Julia Roberts, Hitchcock e ‘Mr. Robot’ se fundem no suspense ‘Homecoming’
Alfred Hitchcock soltaria um sorriso satisfeito ao assistir “Homecoming”, suspense cuidadosamente cerzido pelo diretor Sam Esmail (“Mr.Robot”) que marca a estreia de Julia Roberts em uma série televisiva no ar pelo Amazon Video.
Ao adaptar para a TV o que nasceu como um elogiado podcast serializado, Esmail, 41, emprestou do diretor britânico (1899-1990) a estética sóbria e o enquadramento obsessivamente preciso; o uso capital da música para conduzir a história e seus sustos e o perene estado de confusão psíquica dos protagonistas.
Porque partiu de um podcast, Esmail também cita como referência “A Conversação” (1974), de Francis Ford Coppola, que revolve em torno de gravações de diálogos.
A história em “Homecoming”, algo como “acolhida” ou “volta para casa”, porém, vagueia por outro universo, um que Esmail visitara em “Mr. Robot”: as peças que a imaginação, a memória, o estresse e a rotina nos pregam.
O thriller, que já garantiu nova temporada, trata de uma unidade de acolhida para veteranos de guerra que precisam se readaptar à sociedade.
Julia Roberts interpreta a terapeuta Heidi, que conduz o processo. Stephan James, que participou do bonito “Selma” (2014), é o militar traumatizado Walter Cruz, pelo qual a terapeuta desenvolve afeto.
Como em “Mr. Robot”, o vilão é uma grande corporação, a Geist, que camufla o que ocorre em seu programa. Aos poucos, percebe-se a que propósito o complexo encravado na Flórida serve.

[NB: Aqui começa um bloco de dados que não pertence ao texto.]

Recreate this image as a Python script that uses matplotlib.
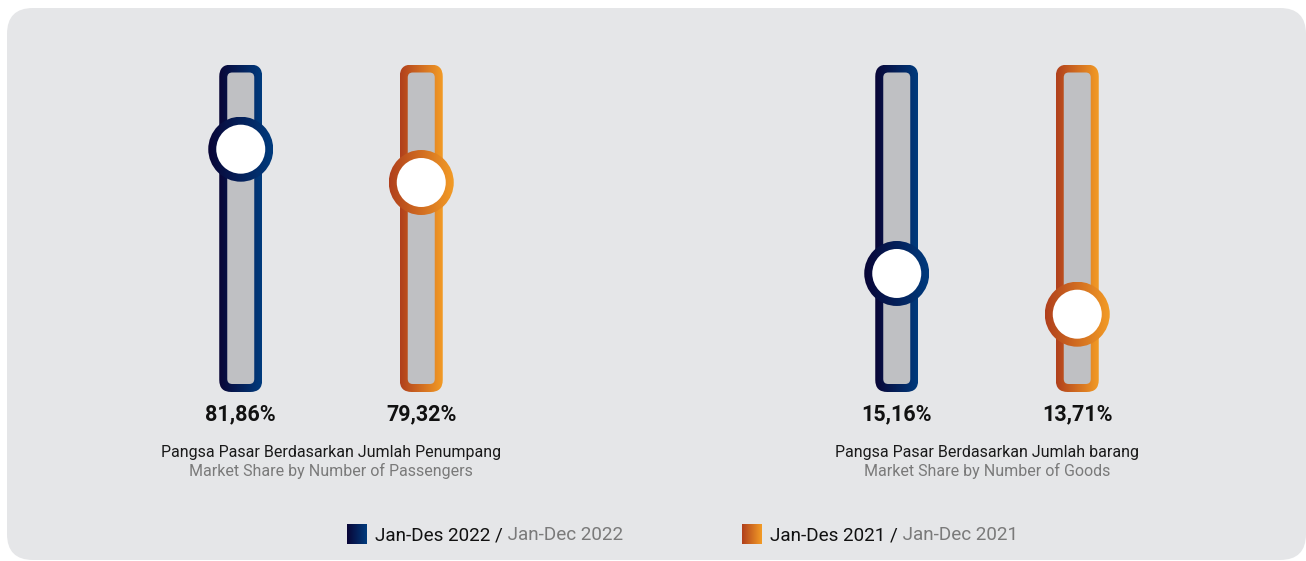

A cara humana da firma é a do cativante Bobby Cannavale (“Will and Grace” e “Boardwald Empire”), que faz de seu Colin Belfast um quase-maníaco a assombrar a personagem de Roberts com demandas ininterruptas ao telefone.
Ignorando a muleta dos flashbacks, o enredo se desenvolve em dois planos: um em 2018, em que Heidi é terapeuta; outro em um futuro próximo indeterminado, no qual ela vive com a mãe (nada menos que Sissi Spacek) em uma cidadezinha genérica e trabalha como garçonete.
No último, seu passado e o da Geist são investigados pelo burocrata Thomas Carrasco (Shea Whigham, também de “Boardwalk Empire” —o elenco tem ainda Alex Karpovsky, de “Girls”). Os nomes, com Esmail, são sempre sugestivos (como Heidi, nome de origem alemã que em inglês é foneticamente igual ao verbo “to hide”, esconder).
Enquanto alguns diretores e roteiristas espalham suas obsessões por maneirismos, reviravoltas e extravagâncias com maior ou menor sucesso, Esmail sobressai pela sobriedade e elegância com que trata suas neuroses.
Sua preocupação em conduzir a série por meio dos diálogos e da música, para remeter ao formato de podcast, não diminui o apuro estético forjado de um vasto repertório, algo que rareia em um ciclo televisivo no qual todos querem ser gênios a inventar a roda.
Com os corroteiristas Micah Bloomberg e Eli Horowitz (criadores do podcast, disponível no aplicativo da Apple e do Androide), ele quer só contar bem uma história intrigante.